──────── MATERIAL FOR THIS EXERCISE
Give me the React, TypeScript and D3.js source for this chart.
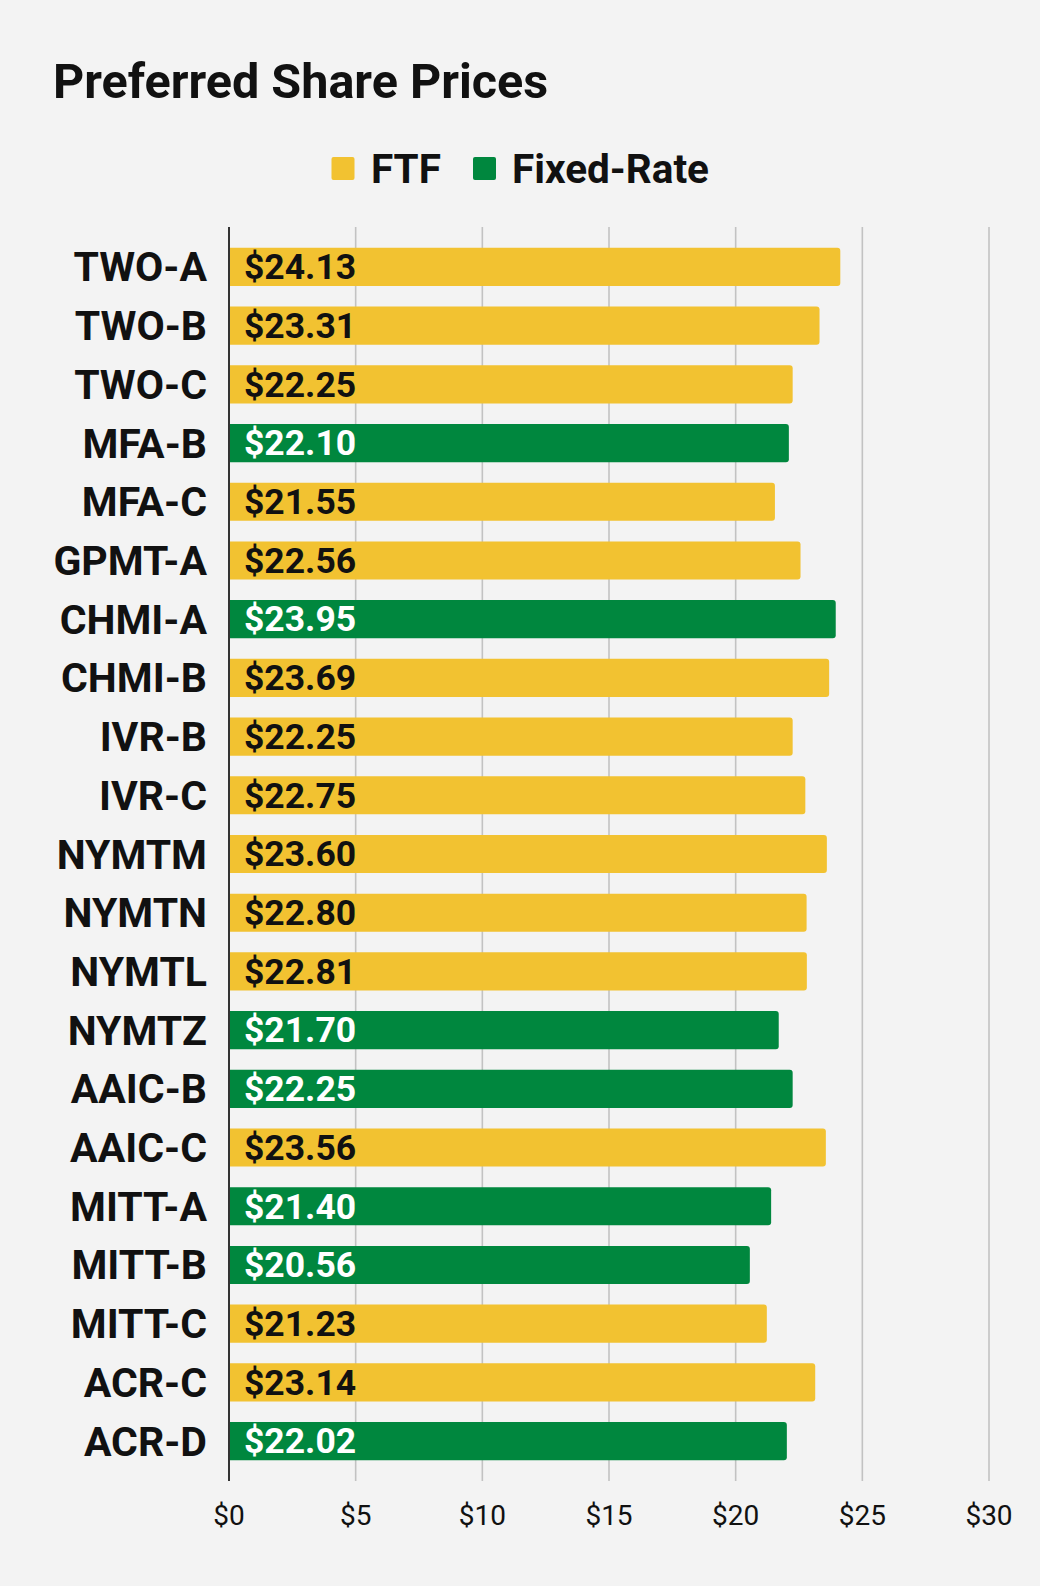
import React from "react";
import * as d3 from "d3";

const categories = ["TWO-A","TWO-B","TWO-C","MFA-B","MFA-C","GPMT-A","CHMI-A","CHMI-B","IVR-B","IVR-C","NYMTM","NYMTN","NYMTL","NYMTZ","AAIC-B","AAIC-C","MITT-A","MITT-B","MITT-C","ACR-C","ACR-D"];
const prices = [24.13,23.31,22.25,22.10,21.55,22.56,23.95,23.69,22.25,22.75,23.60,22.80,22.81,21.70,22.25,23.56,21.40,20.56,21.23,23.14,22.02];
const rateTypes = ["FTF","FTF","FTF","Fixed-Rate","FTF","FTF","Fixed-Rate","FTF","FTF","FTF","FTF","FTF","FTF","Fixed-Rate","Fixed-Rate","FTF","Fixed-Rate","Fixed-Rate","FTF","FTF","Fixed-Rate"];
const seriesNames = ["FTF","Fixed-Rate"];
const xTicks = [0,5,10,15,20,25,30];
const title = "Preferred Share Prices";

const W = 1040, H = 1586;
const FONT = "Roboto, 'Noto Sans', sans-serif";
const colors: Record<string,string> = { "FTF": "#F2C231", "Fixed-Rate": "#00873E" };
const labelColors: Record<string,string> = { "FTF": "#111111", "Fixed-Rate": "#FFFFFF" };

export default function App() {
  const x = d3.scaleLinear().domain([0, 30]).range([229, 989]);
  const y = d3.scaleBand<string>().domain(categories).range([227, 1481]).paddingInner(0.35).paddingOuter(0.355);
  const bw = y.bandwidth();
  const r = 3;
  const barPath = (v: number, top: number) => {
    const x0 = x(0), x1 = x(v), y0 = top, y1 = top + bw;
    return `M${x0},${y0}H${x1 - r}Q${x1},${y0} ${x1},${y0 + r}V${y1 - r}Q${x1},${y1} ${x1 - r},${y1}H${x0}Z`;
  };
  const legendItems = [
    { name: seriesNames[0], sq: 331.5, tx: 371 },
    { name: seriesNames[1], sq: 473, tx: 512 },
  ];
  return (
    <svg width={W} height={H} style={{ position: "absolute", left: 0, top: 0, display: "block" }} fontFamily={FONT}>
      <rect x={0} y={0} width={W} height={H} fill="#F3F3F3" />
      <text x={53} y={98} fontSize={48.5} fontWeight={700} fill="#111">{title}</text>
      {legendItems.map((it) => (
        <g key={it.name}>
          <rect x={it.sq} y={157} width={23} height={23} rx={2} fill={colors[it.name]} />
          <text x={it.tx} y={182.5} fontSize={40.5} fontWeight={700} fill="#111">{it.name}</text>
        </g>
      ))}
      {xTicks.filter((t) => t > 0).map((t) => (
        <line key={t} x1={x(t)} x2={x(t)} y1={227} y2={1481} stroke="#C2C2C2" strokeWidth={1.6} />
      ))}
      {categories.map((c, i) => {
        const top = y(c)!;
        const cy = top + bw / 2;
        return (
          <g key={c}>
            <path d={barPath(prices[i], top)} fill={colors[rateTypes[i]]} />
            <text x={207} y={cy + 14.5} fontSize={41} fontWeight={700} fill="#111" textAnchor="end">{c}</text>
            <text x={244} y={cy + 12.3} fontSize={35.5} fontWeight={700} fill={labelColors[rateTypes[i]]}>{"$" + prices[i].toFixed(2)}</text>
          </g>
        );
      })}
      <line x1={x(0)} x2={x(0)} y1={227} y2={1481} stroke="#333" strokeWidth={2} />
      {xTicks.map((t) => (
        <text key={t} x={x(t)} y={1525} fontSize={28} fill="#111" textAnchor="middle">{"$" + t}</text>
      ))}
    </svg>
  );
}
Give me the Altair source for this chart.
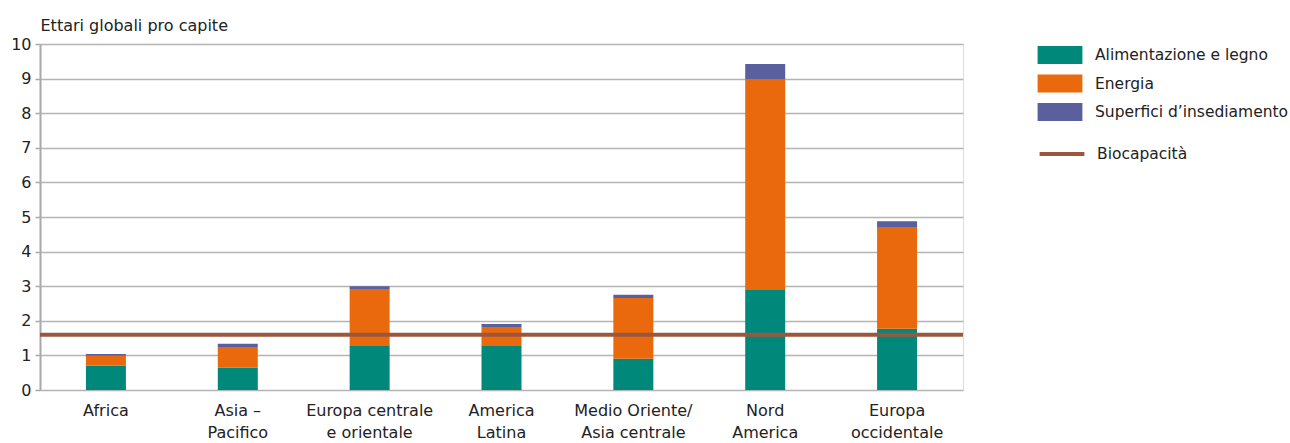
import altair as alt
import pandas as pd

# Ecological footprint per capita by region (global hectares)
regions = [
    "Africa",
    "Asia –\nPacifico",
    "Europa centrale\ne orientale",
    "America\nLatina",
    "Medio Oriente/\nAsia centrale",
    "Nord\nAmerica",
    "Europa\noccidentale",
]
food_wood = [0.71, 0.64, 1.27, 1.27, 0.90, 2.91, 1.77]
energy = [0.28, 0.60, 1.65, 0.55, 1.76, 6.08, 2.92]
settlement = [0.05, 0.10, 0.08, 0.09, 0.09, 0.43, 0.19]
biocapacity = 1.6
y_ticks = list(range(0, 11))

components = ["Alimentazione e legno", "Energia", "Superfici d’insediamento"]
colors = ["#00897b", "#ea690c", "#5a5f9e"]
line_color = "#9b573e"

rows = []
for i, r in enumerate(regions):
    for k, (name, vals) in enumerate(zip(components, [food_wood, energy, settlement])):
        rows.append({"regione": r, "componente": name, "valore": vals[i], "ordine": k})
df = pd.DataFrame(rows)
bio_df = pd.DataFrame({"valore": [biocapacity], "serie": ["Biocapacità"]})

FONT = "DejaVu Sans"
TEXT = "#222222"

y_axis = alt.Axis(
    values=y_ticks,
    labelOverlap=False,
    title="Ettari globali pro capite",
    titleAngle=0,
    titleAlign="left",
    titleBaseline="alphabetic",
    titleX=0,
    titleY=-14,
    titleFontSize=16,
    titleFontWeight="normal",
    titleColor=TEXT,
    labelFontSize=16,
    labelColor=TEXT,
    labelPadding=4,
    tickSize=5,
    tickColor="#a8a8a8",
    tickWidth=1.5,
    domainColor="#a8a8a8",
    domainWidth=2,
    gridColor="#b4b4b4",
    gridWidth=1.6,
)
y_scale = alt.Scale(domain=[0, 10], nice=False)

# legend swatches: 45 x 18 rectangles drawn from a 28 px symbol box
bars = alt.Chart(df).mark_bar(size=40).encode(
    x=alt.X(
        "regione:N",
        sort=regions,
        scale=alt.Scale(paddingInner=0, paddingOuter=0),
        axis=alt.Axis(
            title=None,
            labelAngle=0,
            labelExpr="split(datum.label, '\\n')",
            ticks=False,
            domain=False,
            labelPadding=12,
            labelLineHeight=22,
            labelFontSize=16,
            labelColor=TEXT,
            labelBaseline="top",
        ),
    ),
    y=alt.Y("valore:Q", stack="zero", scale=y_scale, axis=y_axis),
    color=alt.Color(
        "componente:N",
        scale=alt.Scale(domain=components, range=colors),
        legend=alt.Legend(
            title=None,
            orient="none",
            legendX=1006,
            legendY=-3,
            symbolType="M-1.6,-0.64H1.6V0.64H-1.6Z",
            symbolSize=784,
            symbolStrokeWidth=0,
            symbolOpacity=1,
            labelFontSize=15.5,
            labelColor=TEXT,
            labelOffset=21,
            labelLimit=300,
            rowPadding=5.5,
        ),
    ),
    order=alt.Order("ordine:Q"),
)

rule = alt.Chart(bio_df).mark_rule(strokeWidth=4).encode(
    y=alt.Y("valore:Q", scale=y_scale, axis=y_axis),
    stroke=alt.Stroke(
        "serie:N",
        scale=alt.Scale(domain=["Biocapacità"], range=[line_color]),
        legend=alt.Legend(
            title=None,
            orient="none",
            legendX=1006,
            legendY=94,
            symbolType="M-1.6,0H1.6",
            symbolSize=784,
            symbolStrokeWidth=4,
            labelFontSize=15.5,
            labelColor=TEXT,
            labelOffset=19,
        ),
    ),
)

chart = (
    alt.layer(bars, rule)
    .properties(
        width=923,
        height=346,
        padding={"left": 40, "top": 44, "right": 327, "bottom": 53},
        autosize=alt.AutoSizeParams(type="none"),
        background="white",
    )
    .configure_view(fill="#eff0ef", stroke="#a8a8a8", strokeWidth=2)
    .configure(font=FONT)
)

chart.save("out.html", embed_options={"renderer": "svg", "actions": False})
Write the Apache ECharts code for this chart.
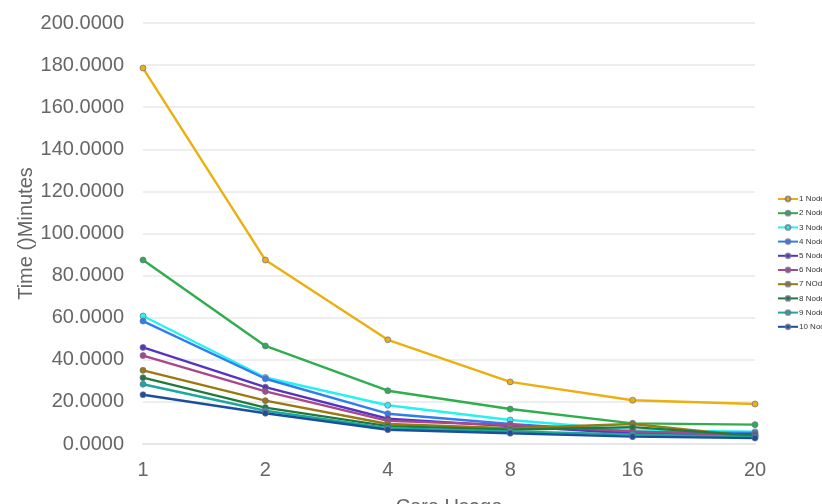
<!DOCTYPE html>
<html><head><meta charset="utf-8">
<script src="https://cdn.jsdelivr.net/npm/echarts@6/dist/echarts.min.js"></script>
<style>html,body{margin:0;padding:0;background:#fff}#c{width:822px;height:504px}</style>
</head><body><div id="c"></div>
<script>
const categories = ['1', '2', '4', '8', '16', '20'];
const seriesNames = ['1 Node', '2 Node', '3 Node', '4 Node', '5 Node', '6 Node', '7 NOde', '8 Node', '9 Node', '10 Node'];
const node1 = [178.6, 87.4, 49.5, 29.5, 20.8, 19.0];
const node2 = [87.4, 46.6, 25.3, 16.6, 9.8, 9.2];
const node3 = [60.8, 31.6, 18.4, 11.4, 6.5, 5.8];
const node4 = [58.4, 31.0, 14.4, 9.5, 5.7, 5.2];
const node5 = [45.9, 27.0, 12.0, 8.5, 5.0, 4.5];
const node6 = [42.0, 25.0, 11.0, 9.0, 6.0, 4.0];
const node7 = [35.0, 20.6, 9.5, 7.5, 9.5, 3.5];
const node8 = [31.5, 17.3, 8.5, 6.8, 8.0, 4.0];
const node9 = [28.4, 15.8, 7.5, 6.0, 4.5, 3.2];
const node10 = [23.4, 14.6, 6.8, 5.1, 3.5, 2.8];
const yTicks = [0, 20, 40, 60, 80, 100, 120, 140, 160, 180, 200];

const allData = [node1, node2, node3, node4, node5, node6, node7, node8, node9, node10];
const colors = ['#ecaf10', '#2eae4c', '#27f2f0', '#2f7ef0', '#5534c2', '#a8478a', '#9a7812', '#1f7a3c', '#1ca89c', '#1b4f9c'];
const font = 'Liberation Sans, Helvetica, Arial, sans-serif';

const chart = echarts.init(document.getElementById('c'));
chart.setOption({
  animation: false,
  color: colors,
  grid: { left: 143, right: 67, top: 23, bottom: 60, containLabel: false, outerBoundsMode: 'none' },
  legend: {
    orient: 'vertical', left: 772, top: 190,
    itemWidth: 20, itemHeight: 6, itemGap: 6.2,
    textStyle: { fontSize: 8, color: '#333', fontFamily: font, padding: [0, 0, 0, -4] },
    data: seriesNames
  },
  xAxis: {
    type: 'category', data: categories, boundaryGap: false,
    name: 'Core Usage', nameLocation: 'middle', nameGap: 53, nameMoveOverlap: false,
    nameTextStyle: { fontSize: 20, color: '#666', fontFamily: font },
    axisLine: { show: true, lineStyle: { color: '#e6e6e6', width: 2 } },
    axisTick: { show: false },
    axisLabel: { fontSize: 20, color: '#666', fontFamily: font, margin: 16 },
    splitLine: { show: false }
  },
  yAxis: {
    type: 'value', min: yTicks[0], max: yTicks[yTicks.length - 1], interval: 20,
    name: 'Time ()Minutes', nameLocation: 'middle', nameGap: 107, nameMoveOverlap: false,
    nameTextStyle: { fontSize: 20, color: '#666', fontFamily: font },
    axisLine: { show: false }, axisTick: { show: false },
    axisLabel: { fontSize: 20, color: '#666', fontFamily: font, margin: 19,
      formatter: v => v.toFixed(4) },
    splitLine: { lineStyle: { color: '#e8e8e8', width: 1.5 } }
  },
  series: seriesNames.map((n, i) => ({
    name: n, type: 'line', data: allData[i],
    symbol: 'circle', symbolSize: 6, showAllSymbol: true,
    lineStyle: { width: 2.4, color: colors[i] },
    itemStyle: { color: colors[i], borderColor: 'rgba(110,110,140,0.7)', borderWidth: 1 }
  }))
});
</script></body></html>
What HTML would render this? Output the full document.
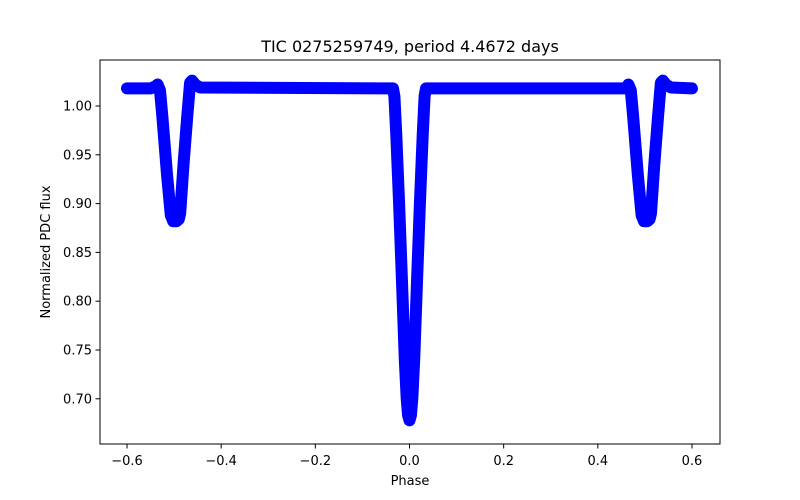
────────────────
# TASK GOAL
Reproduce the records word for word, please, from their first line up to and including the line that contains "import * as", but no pictures.

# ANSWER TO THIS TASK
Give me the React, TypeScript and D3.js source for this chart.
import React from "react";
import * as d3 from "d3";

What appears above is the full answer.